Map of life expectancy at birth from Global Education Project.

Thursday, November 04, 2010

More is still less

Among the attack ads that helped trash Democratic candidates for Congress was one that claimed [your Congressman's] vote for Obamacare cut $500 million in Medicare benefits. The proposition that Republicans are going to be more protective of Medicare benefits than Democrats is obviously absurd, but it is true that the PPACA reduces growth in Medicare spending that would otherwise have occurred through a couple of mechanisms, including eliminating giveaways to insurance companies through the Medicare Advantage Program and squeezing some provider reimbursements.

Since the Republicans claim they want to fix the long-term federal deficit problem, obviously they have to be in favor of reducing Medicare spending, but don't count on them for honesty or even the most basic rationality.
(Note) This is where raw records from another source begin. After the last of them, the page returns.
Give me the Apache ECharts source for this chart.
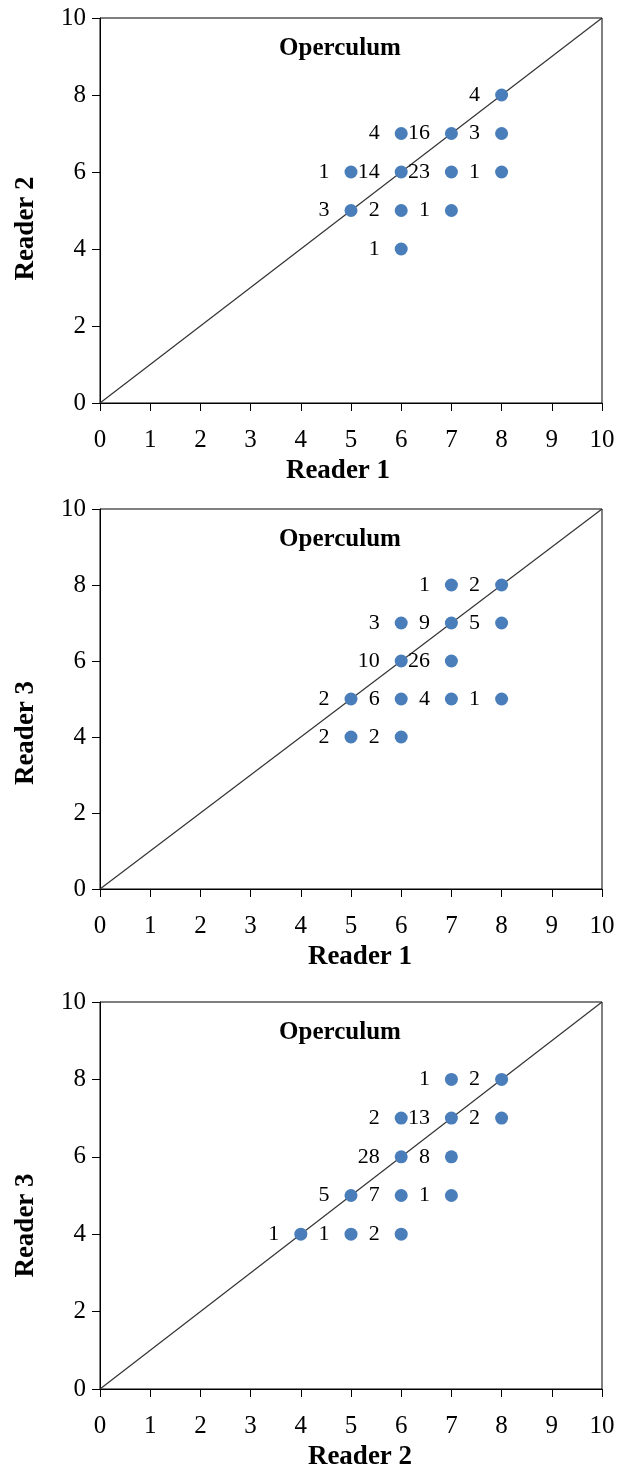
<!DOCTYPE html>
<html>
<head>
<meta charset="utf-8">
<script src="https://cdn.jsdelivr.net/npm/echarts@6/dist/echarts.min.js"></script>
<style>
html,body{margin:0;padding:0;background:#fff}
#main{width:621px;height:1476px}
</style>
</head>
<body>
<div id="main"></div>
<script>
(function(){
var titleText = 'Operculum';
var xNames = ['Reader 1', 'Reader 1', 'Reader 2'];
var yNames = ['Reader 2', 'Reader 3', 'Reader 3'];

// reader 1 (x) vs reader 2 (y)
var p1X = [8, 6, 7, 8, 5, 6, 7, 8, 5, 6, 7, 6];
var p1Y = [8, 7, 7, 7, 6, 6, 6, 6, 5, 5, 5, 4];
var p1N = [4, 4, 16, 3, 1, 14, 23, 1, 3, 2, 1, 1];
// reader 1 (x) vs reader 3 (y)
var p2X = [7, 8, 6, 7, 8, 6, 7, 5, 6, 7, 8, 5, 6];
var p2Y = [8, 8, 7, 7, 7, 6, 6, 5, 5, 5, 5, 4, 4];
var p2N = [1, 2, 3, 9, 5, 10, 26, 2, 6, 4, 1, 2, 2];
// reader 2 (x) vs reader 3 (y)
var p3X = [7, 8, 6, 7, 8, 6, 7, 5, 6, 7, 4, 5, 6];
var p3Y = [8, 8, 7, 7, 7, 6, 6, 5, 5, 5, 4, 4, 4];
var p3N = [1, 2, 2, 13, 2, 28, 8, 5, 7, 1, 1, 1, 2];

var diagonal = [[0, 0], [10, 10]];

var plots = [[p1X, p1Y, p1N], [p2X, p2Y, p2N], [p3X, p3Y, p3N]];

// layout
var gridTop = [18, 509, 1002];
var gridH = [385, 380, 387];
var yNameShift = [18, 34, 30];
var xNameShift = [-13, 9, 9];

var font = '"Liberation Serif", "Times New Roman", serif';
var myChart = echarts.init(document.getElementById('main'));

var grid = [], xAxis = [], yAxis = [], series = [], title = [];

for (var i = 0; i < 3; i++) {
    grid.push({
        left: 100, width: 502, top: gridTop[i], height: gridH[i],
        show: true, borderColor: '#000', borderWidth: 1, backgroundColor: 'transparent'
    });
    title.push({
        text: titleText, left: 335, top: gridTop[i] + 13, textAlign: 'center',
        textStyle: {fontFamily: font, fontSize: 25, fontWeight: 'bold', color: '#000'}
    });
    var xs = xNameShift[i];
    xAxis.push({
        gridIndex: i, type: 'value', min: 0, max: 10, interval: 1,
        name: xNames[i], nameLocation: 'middle', nameGap: 55,
        nameTextStyle: {
            fontFamily: font, fontSize: 27, fontWeight: 'bold', color: '#000',
            padding: xs < 0 ? [0, -2 * xs, 0, 0] : [0, 0, 0, 2 * xs]
        },
        axisLine: {show: true, lineStyle: {color: '#000', width: 1}},
        axisTick: {show: true, inside: false, length: 8, lineStyle: {color: '#000'}},
        axisLabel: {fontFamily: font, fontSize: 25, color: '#000', margin: 25},
        splitLine: {show: false}
    });
    yAxis.push({
        gridIndex: i, type: 'value', min: 0, max: 10, interval: 2,
        name: yNames[i], nameLocation: 'middle', nameGap: 60,
        nameTextStyle: {
            fontFamily: font, fontSize: 27, fontWeight: 'bold', color: '#000',
            padding: [0, 2 * yNameShift[i], 0, 0]
        },
        axisLine: {show: true, lineStyle: {color: '#000', width: 1}},
        axisTick: {show: true, inside: false, length: 8, lineStyle: {color: '#000'}},
        axisLabel: {fontFamily: font, fontSize: 25, color: '#000', margin: 14},
        splitLine: {show: false}
    });
    series.push({
        type: 'line', xAxisIndex: i, yAxisIndex: i,
        data: diagonal, symbol: 'none', silent: true,
        lineStyle: {color: '#333', width: 1.2}, z: 2
    });
    var pts = [];
    for (var k = 0; k < plots[i][0].length; k++) {
        pts.push([plots[i][0][k], plots[i][1][k], plots[i][2][k]]);
    }
    series.push({
        type: 'scatter', xAxisIndex: i, yAxisIndex: i,
        data: pts, symbolSize: 13, z: 3,
        itemStyle: {color: '#4a7ebb', opacity: 1},
        label: {
            show: true, position: 'left', distance: 15,
            fontFamily: font, fontSize: 22, color: '#000',
            formatter: function (p) { return p.value[2]; }
        }
    });
}

option = {
    animation: false,
    backgroundColor: '#fff',
    title: title,
    grid: grid,
    xAxis: xAxis,
    yAxis: yAxis,
    series: series
};

myChart.setOption(option);
})();
</script>
</body>
</html>
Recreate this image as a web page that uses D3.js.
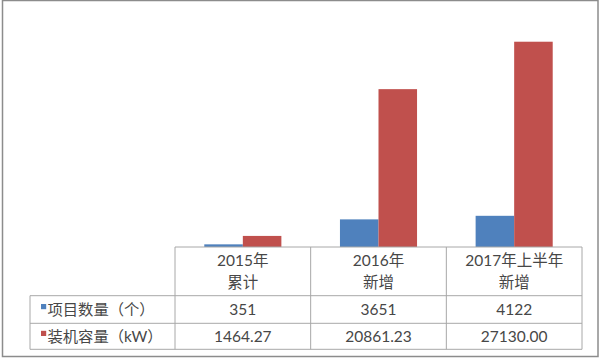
<!DOCTYPE html>
<html>
<head>
<meta charset="utf-8">
<script src="https://cdn.jsdelivr.net/npm/d3@7"></script>
<style>
  html, body { margin: 0; padding: 0; background: #fff; }
  svg { display: block; }
  text { font-family: Lato, "Noto Sans CJK SC", sans-serif; fill: #474747; }
</style>
</head>
<body>
<svg id="chart" width="600" height="359"></svg>
<script>
// Categories (two-line headers in the data table)
const categories = ["2015年|累计", "2016年|新增", "2017年上半年|新增"];
const seriesNames = ["项目数量（个）", "装机容量（kW）"];
const projectCounts = [351, 3651, 4122];
const capacityKW = [1464.27, 20861.23, 27130.00];
const seriesColors = ["#4f81bd", "#c0504d"];
const yMax = 30000;

const series = [
  { name: seriesNames[0], values: projectCounts, color: seriesColors[0], fmt: d3.format("d") },
  { name: seriesNames[1], values: capacityKW, color: seriesColors[1], fmt: d3.format(".2f") }
];

const svg = d3.select("#chart");

// Layout
const tableLeft = 175, tableRight = 582;
const legendLeft = 30;
const baseY = 247, plotTop = 20;
const headerBottom = 295.7;
const rowBottoms = [323.3, 349.3];
const gridColor = "#a8a8a8";

// Outer frame
svg.append("rect")
  .attr("x", 2.5).attr("y", 0.5)
  .attr("width", 595.5).attr("height", 356)
  .attr("fill", "none").attr("stroke", "#8c8c8c").attr("stroke-width", 1.5);

const x0 = d3.scaleBand().domain(d3.range(categories.length))
  .range([tableLeft, tableRight]).paddingInner(0).paddingOuter(0);
const x1 = d3.scaleBand().domain(d3.range(series.length))
  .range([0, x0.bandwidth()]).paddingInner(0).paddingOuter(0.76);
const y = d3.scaleLinear().domain([0, yMax]).range([baseY, plotTop]);

// Bars
const groups = svg.append("g").selectAll("g")
  .data(categories.map((c, i) => i))
  .join("g")
  .attr("transform", i => `translate(${x0(i)},0)`);

groups.selectAll("rect")
  .data(i => series.map((s, j) => ({ j, v: s.values[i], color: s.color })))
  .join("rect")
  .attr("x", d => x1(d.j))
  .attr("width", x1.bandwidth())
  .attr("y", d => y(d.v))
  .attr("height", d => baseY - y(d.v))
  .attr("fill", d => d.color);

// Data table grid
const grid = svg.append("g").attr("stroke", gridColor).attr("stroke-width", 1).attr("fill", "none");
grid.append("line").attr("x1", tableLeft).attr("x2", tableRight).attr("y1", baseY).attr("y2", baseY);
[headerBottom, ...rowBottoms].forEach(yy =>
  grid.append("line").attr("x1", legendLeft).attr("x2", tableRight).attr("y1", yy).attr("y2", yy));
d3.range(categories.length + 1).forEach(i => {
  const xx = i < categories.length ? x0(i) : tableRight;
  grid.append("line").attr("x1", xx).attr("x2", xx).attr("y1", baseY).attr("y2", rowBottoms[1]);
});
grid.append("line").attr("x1", legendLeft).attr("x2", legendLeft).attr("y1", headerBottom).attr("y2", rowBottoms[1]);

// Header labels
const fs = 15.5;
categories.forEach((c, i) => {
  const cx = x0(i) + x0.bandwidth() / 2;
  const lines = c.split("|");
  const t = svg.append("text").attr("text-anchor", "middle").attr("font-size", fs);
  lines.forEach((ln, k) => {
    t.append("tspan").attr("x", cx).attr("y", 265.5 + k * 22.5).text(ln);
  });
});

// Value rows and legend keys
const rowTops = [headerBottom, rowBottoms[0]];
series.forEach((s, j) => {
  const top = rowTops[j], bottom = rowBottoms[j];
  const cy = (top + bottom) / 2;
  s.values.forEach((v, i) => {
    svg.append("text")
      .attr("x", x0(i) + x0.bandwidth() / 2)
      .attr("y", cy + 5.8)
      .attr("text-anchor", "middle")
      .attr("font-size", fs)
      .text(s.fmt(v));
  });
  svg.append("rect")
    .attr("x", 41).attr("y", cy - 5.5)
    .attr("width", 5.2).attr("height", 5.2)
    .attr("fill", s.color);
  svg.append("text")
    .attr("x", 47.5)
    .attr("y", cy + 5.5)
    .attr("font-size", 15.3)
    .text(s.name);
});
</script>
</body>
</html>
Scaring people works, so that's what they do.

If you've been reading this blog, you know that spending more on health care does not equate to better health. Right now, in the U.S., the opposite is true, and here's one more piece of evidence. These investigators, writing in NEJM, find huge geographic variations in the rate at which elderly people are given inappropriate prescriptions. Some drugs basically shouldn't normally be prescribed to old folks at all, others are inappropriate for people with specific conditions such as dementia. I should know, my father was prescribed quetiapine, twice, even though my mother had given the nursing homes written orders that he should not receive it. (There is a black box warning against giving it to people with dementia.)

We'll worry about exactly WTF is wrong with physicians another time, but it turns out that in Alexandria, Louisiana, 44% of elderly Medicare beneficiaries receive high risk drugs, compared to 11% in the Bronx. Nope, no idea why.

But, inappropriate prescribing is not related to total spending on drugs, but it is more likely to happen in regions with high overall medicare spending. So higher medical spending, far from leading to higher quality prescribing, is associated with worse prescribing practices. Will older voters ever understand that Medicare spending can, and must, be reduced in a way that actually improves their health care?

Until we can get this idea across, those dishonest political ads will still run, and we'll still elect lying hypocrites to congress.